Because the Transit Village will sit on the east side of El Camino Real, construction will primarily affect Caltrain riders who use the San Carlos station as well as those of us who drive along that section of El Camino Real. San Carlos residents who live on the east side of the tracks shouldn’t be all that affected by the Transit Village construction due to the fact that the tracks here sit on an elevated berm that will act as a wall between the construction and the east-side residential area. However, that doesn’t mean that they’re getting off scot-free: the third major San Carlos project soon getting underway is a four-story hotel that will be located between Industrial Road and Highway 101, about one block south of Holly Street.
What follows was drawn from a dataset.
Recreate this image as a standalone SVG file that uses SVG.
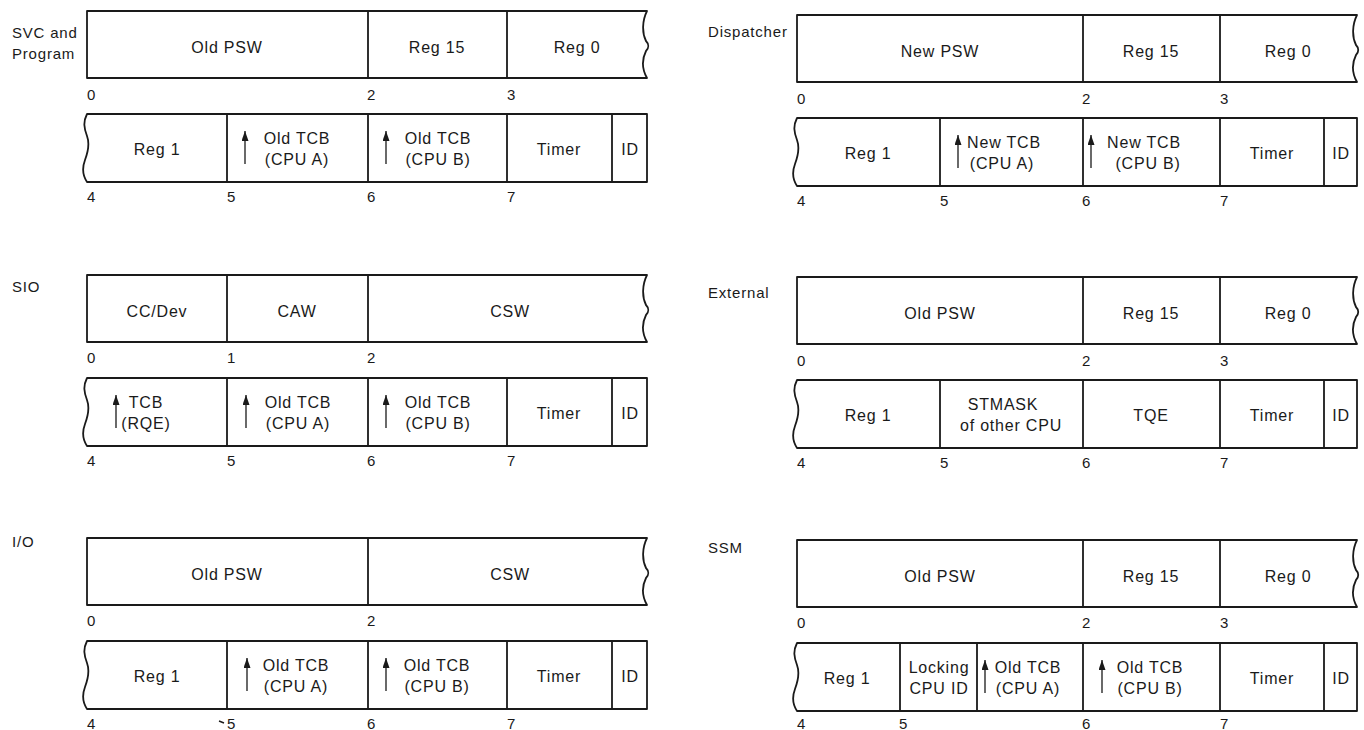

The hotel will sit just south of the Bayshore Supply & Lights store and replace the two-story warehouse-style building at 595 Industrial Road:
The hotel will extend from Industrial to the freeway, occupying two additional properties on East San Carlos Avenue. In addition to the building shown above, the buildings occupied by Pimental Drywall Co./R&R Raingutters and the Advanced Sports Performance gym are slated for removal.
All told the new extended-stay hotel should have just over 200 guest rooms, all with individual kitchens. While the hotel is entirely within a light industrial area, and is across Industrial Road from any houses, the residents of the area are less than thrilled with the fact that the 204-room hotel is only required to have 165 parking spaces (all in surface lots). Normally a hotel would be required to have at least one parking space per hotel room, but the hotel’s proximity to transit was cited as justification for the relative lack of parking. The area residents are concerned that 165 spaces is not enough, and that hotel guests will wind up parking in their neighborhood. A sentiment that many in Redwood City are very familiar with…
There is a lot of development going on in Redwood City, and it is certainly making things a bit difficult for those of us who like to spend time downtown. With all of the disruption it is perhaps human nature to feel as if we are being singled out for punishment. But the housing issues and corporate growth that are at the root of all the current development are not problems that are unique to Redwood City. When it comes to development that disrupts the regular pattern of our lives, we are definitely not alone.